- Education: University of Queensland
- Scientific career
- Fields: Entomology
- Workplaces: CSIRO, Australian National Insect Collection
- Thesis: The biology of amegilla friese (hymenoptera, apoidea)

= Josephine Cardale =

Australian entomologist

Josephine Christina Cardale worked as an entomologist for CSIRO from 1967 to 2001. She was a collection manager of Hymenoptera at the Australian National Insect Collection.

==Career==
Prior to working for CSIRO, her Master of Science thesis at University of Queensland focused on The biology of amegilla friese (hymenoptera, apoidea). Her thesis focused on describing the females of Amegilla (Amegilla) pulchra (Smith) at nesting sites in Brisbane, Queensland. It also discusses four parasites from A. pulchra cells, and the behaviour of females of Amegilla (Asarapoda) sp. at a nesting site in Brisbane.

During her work at CSIRO, she took part in the pre-wet survey for insects which may indicate environmental pollution at McArthur River, Northern Territory (October–November 1975). The survey was contracted by Mimets Development Pty.Ltd., a subsidiary of Mt Isa Mines. The resulting "Report on a survey of the Insects of the McArthur River Area, NT" recommended insect populations for monitoring effects of water pollution.

Cardale was also part of an intensive collecting trip to the Iron Range area of Cape York, Queensland (June–July 1986), which garnered 50,000 specimens (Upton, p. 240). She was also in the team which recorded some insects in Australia for the first time during a trip to Kununurra (Mitchell Plateau, Western Australia, May 1983) (Upton, pp. 243–4).

She was credited with working with Dr John Lawrence in collecting most of the specimens of Psocoptera from Christmas Island, Indian Ocean.

Cardale's volume of the Zoological Catalogue of Australia was reviewed by C.D. Eardley as "...indispensable to anyone interested in Australian bees or pollination biology."

== Namesakes ==

The parasitoid wasp species Ondontacolus cardaleae Valerio & Austin, sp. n. was named after Cardale, who collected the species.

She is also the namesake of another parasitoid wasp species which she collected, Ophelosia josephinae sp.n. and a cuckoo wasp, Primeuchroeus cardaleae Bohart.

She is also the namesake of a further parasitoid Ichneumon wasp 'Denticeria cardaleae,' which she collected. sp.n

== Publications ==

- Cardale, J. (1968), Immature stages of Australian Anthophorinae (Hymenoptera: Apoidea).
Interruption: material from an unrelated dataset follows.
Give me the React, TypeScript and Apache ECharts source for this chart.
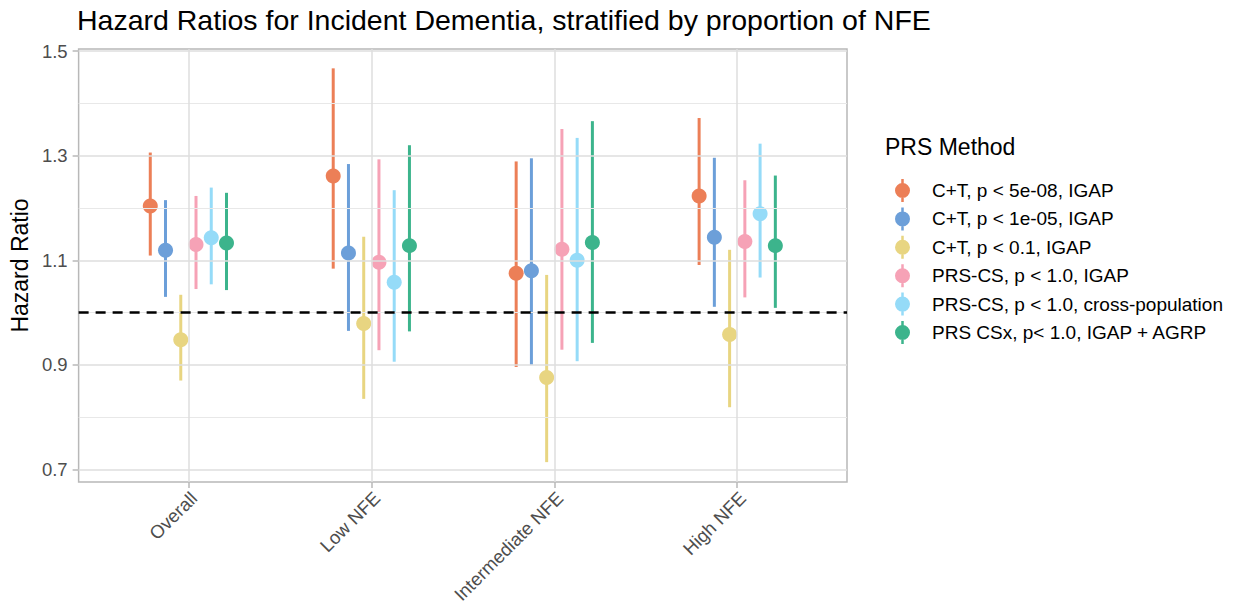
import React, { useEffect, useRef } from "react";
import * as echarts from "echarts";

// Strata along the x axis
const categories = ["Overall", "Low NFE", "Intermediate NFE", "High NFE"];

// PRS methods (legend order)
const methods = [
  "C+T, p < 5e-08, IGAP",
  "C+T, p < 1e-05, IGAP",
  "C+T, p < 0.1, IGAP",
  "PRS-CS, p < 1.0, IGAP",
  "PRS-CS, p < 1.0, cross-population",
  "PRS CSx, p< 1.0, IGAP + AGRP",
];

const methodColors = ["#EC7F57", "#6C9FD9", "#E8D581", "#F6A2B6", "#95DBF8", "#3CB48C"];

// Hazard ratio estimates and 95% CI bounds, one value per stratum
const hrCT5e8 = [1.204, 1.261, 1.075, 1.223];
const loCT5e8 = [1.109, 1.084, 0.896, 1.091];
const hiCT5e8 = [1.306, 1.467, 1.289, 1.372];

const hrCT1e5 = [1.119, 1.114, 1.08, 1.144];
const loCT1e5 = [1.03, 0.965, 0.9, 1.011];
const hiCT1e5 = [1.215, 1.284, 1.295, 1.296];

const hrCT01 = [0.948, 0.979, 0.876, 0.958];
const loCT01 = [0.87, 0.835, 0.714, 0.819];
const hiCT01 = [1.034, 1.145, 1.072, 1.12];

const hrPrsCs = [1.13, 1.096, 1.121, 1.136];
const loPrsCs = [1.045, 0.928, 0.929, 1.029];
const hiPrsCs = [1.223, 1.293, 1.351, 1.253];

const hrPrsCsCross = [1.143, 1.058, 1.1, 1.189];
const loPrsCsCross = [1.054, 0.906, 0.907, 1.067];
const hiPrsCsCross = [1.239, 1.234, 1.334, 1.323];

const hrPrsCsx = [1.133, 1.128, 1.134, 1.128];
const loPrsCsx = [1.043, 0.964, 0.942, 1.009];
const hiPrsCsx = [1.229, 1.32, 1.366, 1.262];

const estimates = [hrCT5e8, hrCT1e5, hrCT01, hrPrsCs, hrPrsCsCross, hrPrsCsx];
const lowers = [loCT5e8, loCT1e5, loCT01, loPrsCs, loPrsCsCross, loPrsCsx];
const uppers = [hiCT5e8, hiCT1e5, hiCT01, hiPrsCs, hiPrsCsCross, hiPrsCsx];

// Axis ticks
const yTickLabels = [0.7, 0.9, 1.1, 1.3, 1.5];
const yMinorGrid = [0.8, 1.0, 1.2, 1.4];
const referenceHR = 1.0;

const FONT = "'Liberation Sans', Arial, Helvetica, sans-serif";
const DODGE = 0.5;
// rotated category labels hang slightly to the right of their tick
const LABEL_NUDGE = 0.03;

// circle with a vertical bar through it, 15 x 23
const pointRangeIcon =
  "path://M6.25,0 L8.75,0 L8.75,23 L6.25,23 Z M0,11.5 A7.5,7.5 0 1,1 15,11.5 A7.5,7.5 0 1,1 0,11.5 Z";

export default function App() {
  const ref = useRef<HTMLDivElement>(null);

  useEffect(() => {
    if (!ref.current) return;
    const chart = echarts.init(ref.current, null, { renderer: "svg" });

    const n = methods.length;
    const makeRender = (mi: number) => (params: any, api: any) => {
      const x = api.value(0) + (mi - (n - 1) / 2) * (DODGE / n);
      const c = api.coord([x, api.value(1)]);
      const lo = api.coord([x, api.value(2)]);
      const hi = api.coord([x, api.value(3)]);
      const color = methodColors[mi];
      return {
        type: "group",
        children: [
          {
            type: "line",
            shape: { x1: hi[0], y1: hi[1], x2: lo[0], y2: lo[1] },
            style: { stroke: color, lineWidth: 3 },
          },
          {
            type: "circle",
            shape: { cx: c[0], cy: c[1], r: 7.5 },
            style: { fill: color },
          },
        ],
      };
    };

    const methodSeries = methods.map((name, mi) => ({
      name,
      type: "custom",
      z: 3,
      itemStyle: { color: methodColors[mi] },
      encode: { x: 0, y: [1, 2, 3] },
      renderItem: makeRender(mi),
      data: categories.map((_, ci) => [ci + 1, estimates[mi][ci], lowers[mi][ci], uppers[mi][ci]]),
    }));

    const gridLineSeries = {
      type: "line",
      name: "__grid",
      data: [],
      silent: true,
      z: 1,
      markLine: {
        silent: true,
        symbol: ["none", "none"],
        label: { show: false },
        animation: false,
        data: [
          ...yMinorGrid.map((v) => ({ yAxis: v, lineStyle: { color: "#e8e8e8", width: 1, type: "solid" } })),
          ...yTickLabels.map((v) => ({ yAxis: v, lineStyle: { color: "#dedede", width: 1.5, type: "solid" } })),
          ...categories.map((_, i) => ({ xAxis: i + 1, lineStyle: { color: "#dedede", width: 1.5, type: "solid" } })),
        ],
      },
    };

    const refLineSeries = {
      type: "line",
      name: "__ref",
      data: [],
      silent: true,
      z: 5,
      markLine: {
        silent: true,
        symbol: ["none", "none"],
        label: { show: false },
        animation: false,
        data: [{ yAxis: referenceHR, lineStyle: { color: "#000000", width: 2.6, type: [10, 7] } }],
      },
    };

    chart.setOption({
      animation: false,
      backgroundColor: "#ffffff",
      textStyle: { fontFamily: FONT },
      title: [
        {
          text: "Hazard Ratios for Incident Dementia, stratified by proportion of NFE",
          left: 77,
          top: 5,
          padding: 0,
          textStyle: { fontFamily: FONT, fontSize: 28.5, fontWeight: "normal", color: "#000000" },
        },
        {
          text: "PRS Method",
          left: 885,
          top: 135,
          padding: 0,
          textStyle: { fontFamily: FONT, fontSize: 23, fontWeight: "normal", color: "#000000" },
        },
      ],
      legend: {
        orient: "vertical",
        left: 895,
        top: 179,
        padding: 0,
        itemWidth: 15,
        itemHeight: 23,
        itemGap: 5.4,
        selectedMode: false,
        data: methods.map((name) => ({ name, icon: pointRangeIcon })),
        textStyle: { fontFamily: FONT, fontSize: 19, color: "#000000", padding: [0, 0, 0, 17] },
      },
      grid: {
        left: 78,
        right: 391,
        top: 49,
        bottom: 129,
        show: true,
        backgroundColor: "transparent",
        borderColor: "#b8b8b8",
        borderWidth: 1.5,
        containLabel: false,
      },
      xAxis: {
        type: "value",
        min: 0.4,
        max: 4.6,
        splitLine: { show: false },
        axisLine: { show: false },
        axisTick: {
          show: true,
          customValues: [1, 2, 3, 4],
          length: 6,
          lineStyle: { color: "#b8b8b8", width: 1.5 },
        },
        axisLabel: {
          customValues: categories.map((_, i) => i + 1 + LABEL_NUDGE),
          formatter: (v: number) => categories[Math.round(v) - 1] ?? "",
          rotate: 45,
          margin: 13,
          fontFamily: FONT,
          fontSize: 18.5,
          color: "#4d4d4d",
        },
      },
      yAxis: {
        type: "value",
        min: 0.676,
        max: 1.504,
        name: "Hazard Ratio",
        nameLocation: "middle",
        nameRotate: 90,
        nameGap: 44,
        nameTextStyle: { fontFamily: FONT, fontSize: 23, color: "#000000" },
        splitLine: { show: false },
        axisLine: { show: false },
        axisTick: {
          show: true,
          customValues: yTickLabels,
          length: 6,
          lineStyle: { color: "#b8b8b8", width: 1.5 },
        },
        axisLabel: {
          customValues: yTickLabels,
          formatter: (v: number) => v.toFixed(1),
          margin: 11,
          fontFamily: FONT,
          fontSize: 18.5,
          color: "#4d4d4d",
        },
      },
      series: [gridLineSeries, ...methodSeries, refLineSeries],
    });

    return () => chart.dispose();
  }, []);

  return (
    <div
      ref={ref}
      style={{ position: "fixed", left: 0, top: 0, width: 1238, height: 611, background: "#ffffff" }}
    />
  );
}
Australian Journal of Entomology, 7: 35–41. doi:10.1111/j.1440-6055.1968.tb00698.x
- W.W.K. Houston & G.V.Maynard (eds). Cardale, J.C. (author). Zoological Catalogue of Australia. Vol. 10. Hymenoptera: Apoidea. Australian Government Publishing Service, Canberra, 1993. ix + 406 pp. ISBN 0 644290803

== Awards ==

Cardale was highly commended in the Australian Society of Indexers Medal Award (1992) for her index to Insects of Australia: A Textbook for Students and Research Workers.